With Skype planning a $1 billion initial public offering, the TOM Group had to reassure potential investors that China's Ministry of Information and Industry Technology (MIIT) recent ban on outside VoIP providers won't push it out of one of the largest broadband and Internet markets.
"The operation of Skype in China is compliant with local laws and regulations," a TOM Group spokeswoman told Reuters on Tuesday. "Currently, it is business as usual while service provision stays normal."
At this point it's unclear whether or not the new mandate will have an effect on TOM Group. Other than saying that it was collecting evidence to build a case against potential violators, it has yet to name any specific companies.

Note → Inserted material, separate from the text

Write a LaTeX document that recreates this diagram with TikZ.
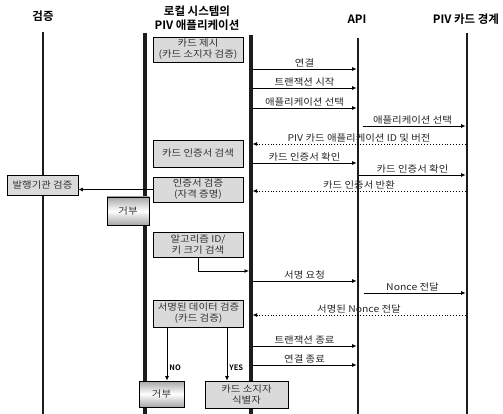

This is not the first time Skype faced problems in China. In 2005, the VoIP provider couldn't operate in parts of China because the government put a ban on consumers making Internet phone calls. Only China Telecom and China Unicom were permitted to offer VoIP trials in two cities.
However, critics believe it will be difficult for the MIIT to enforce the rules and that that China's action is nothing more than a way to protect three government-controlled service providers--China Telecom, China Unicom and China Mobile. Similar to U.S. and Canadian wireline incumbent service providers, China's incumbent carriers also continue to see respective long-distance revenues erode as consumers and businesses adopt alternative services like Skype.
"It smacks of protectionism for Chinese telcos," Duncan Clark, chairman of BDA Consulting, a Beijing-based technology consultancy told Reuters. "That's something I think the government is sensitive to. Sometimes they put these trial balloons out there to see the reaction."